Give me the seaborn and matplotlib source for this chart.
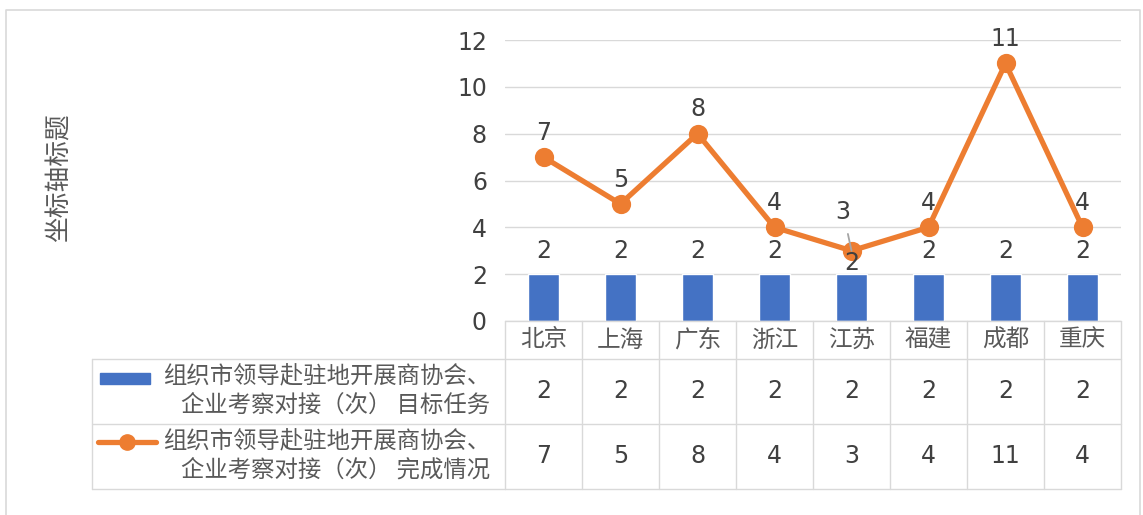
import numpy as np
import matplotlib
matplotlib.use('Agg')
import matplotlib.pyplot as plt
import seaborn as sns
from matplotlib.transforms import blended_transform_factory
from matplotlib.lines import Line2D
from matplotlib.patches import Rectangle

# 数据
cities = ['北京', '上海', '广东', '浙江', '江苏', '福建', '成都', '重庆']
target = [2, 2, 2, 2, 2, 2, 2, 2]
done = [7, 5, 8, 4, 3, 4, 11, 4]
name_target = '组织市领导赴驻地开展商协会、\n企业考察对接（次） 目标任务'
name_done = '组织市领导赴驻地开展商协会、\n企业考察对接（次） 完成情况'
y_title = '坐标轴标题'

blue = '#4472C4'
orange = '#ED7D31'
grid_c = '#D9D9D9'
txt_c = '#404040'
cjk = ['Noto Sans CJK SC', 'DejaVu Sans']

sns.set_style('white')
plt.rcParams['font.family'] = ['DejaVu Sans', 'Noto Sans CJK SC']

W, H = 1143, 515
fig = plt.figure(figsize=(W / 100, H / 100), dpi=100)


def fx(p):
    return p / W


def fy(p):
    return 1 - p / H


ax = fig.add_axes([fx(505), fy(321), (1121 - 505) / W, (321 - 40) / H])

# 柱形 + 折线
sns.barplot(x=cities, y=target, color=blue, width=0.4, saturation=1, ax=ax, zorder=2)
sns.pointplot(x=cities, y=done, color=orange, errorbar=None, markers='o',
              markersize=11, linewidth=3.8, ax=ax, zorder=3)

ax.set_xlim(-0.5, len(cities) - 0.5)
ax.set_ylim(0, 12)
ax.set_yticks(np.arange(0, 13, 2))
ax.yaxis.grid(True, color=grid_c, linewidth=1)
ax.set_axisbelow(True)
ax.tick_params(axis='y', length=0, pad=13, labelsize=17, labelcolor=txt_c)
ax.set_xticks([])
ax.set_xlabel('')
ax.set_ylabel('')
for s in ax.spines.values():
    s.set_visible(False)

# 数据标签
for i, v in enumerate(done):
    if cities[i] == '江苏':
        ax.annotate(str(v), (i, v), xytext=(-6, 28), textcoords='offset points',
                    ha='center', va='center', fontsize=17, color=txt_c, zorder=5,
                    arrowprops=dict(arrowstyle='-', color='#A5A5A5', lw=1.3,
                                    shrinkA=5, shrinkB=0))
    else:
        ax.annotate(str(v), (i, v), xytext=(0, 17.5), textcoords='offset points',
                    ha='center', va='center', fontsize=17, color=txt_c)
for i, v in enumerate(target):
    dy = 8 if cities[i] == '江苏' else 17
    ax.annotate(str(v), (i, v), xytext=(0, dy), textcoords='offset points',
                ha='center', va='center', fontsize=17, color=txt_c, zorder=4)

# 数据表
tr = blended_transform_factory(ax.transData, fig.transFigure)
n = len(cities)
rows = [321, 359, 424, 489]
for k in range(n + 1):
    fig.add_artist(Line2D([k - 0.5, k - 0.5], [fy(321), fy(489)], transform=tr,
                          color=grid_c, lw=1))
for r in rows:
    fig.add_artist(Line2D([fx(505), fx(1121)], [fy(r), fy(r)],
                          transform=fig.transFigure, color=grid_c, lw=1))
for r in rows[1:]:
    fig.add_artist(Line2D([fx(92), fx(505)], [fy(r), fy(r)],
                          transform=fig.transFigure, color=grid_c, lw=1))
fig.add_artist(Line2D([fx(92), fx(92)], [fy(359), fy(489)],
                      transform=fig.transFigure, color=grid_c, lw=1))

for i, c in enumerate(cities):
    fig.text(i, fy(340), c, transform=tr, ha='center', va='center',
             fontsize=17, color='#595959', family=cjk)
    fig.text(i, fy(391), str(target[i]), transform=tr, ha='center', va='center',
             fontsize=17, color=txt_c)
    fig.text(i, fy(456), str(done[i]), transform=tr, ha='center', va='center',
             fontsize=17, color=txt_c)

# 图例列
fig.add_artist(Rectangle((fx(100), fy(384)), fx(50), 11 / H,
                         transform=fig.transFigure, color=blue))
fig.add_artist(Line2D([fx(98), fx(127), fx(156)], [fy(442)] * 3,
                      transform=fig.transFigure, color=orange, lw=3.8,
                      marker='o', markevery=[1], markersize=11))
fig.text(fx(490), fy(391), name_target, ha='right', va='center', fontsize=16.8,
         color='#595959', linespacing=1.3, multialignment='right', family=cjk)
fig.text(fx(490), fy(456), name_done, ha='right', va='center', fontsize=16.8,
         color='#595959', linespacing=1.3, multialignment='right', family=cjk)

# 坐标轴标题
fig.text(fx(60), fy(178), y_title, rotation=90, ha='center', va='center',
         fontsize=18.5, color='#595959', family=cjk)

# 外框
fig.add_artist(Line2D([fx(6), fx(6), fx(1140), fx(1140)], [0, fy(10), fy(10), 0],
                      transform=fig.transFigure, color=grid_c, lw=1.2))

fig.savefig('out.png', dpi=100)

- - - - - - -

Identify every line above with the string "matplotlib" in it. Copy those lines.

Give me the seaborn and matplotlib source for this chart.
import matplotlib
matplotlib.use('Agg')
import matplotlib.pyplot as plt
from matplotlib.transforms import blended_transform_factory
from matplotlib.lines import Line2D
from matplotlib.patches import Rectangle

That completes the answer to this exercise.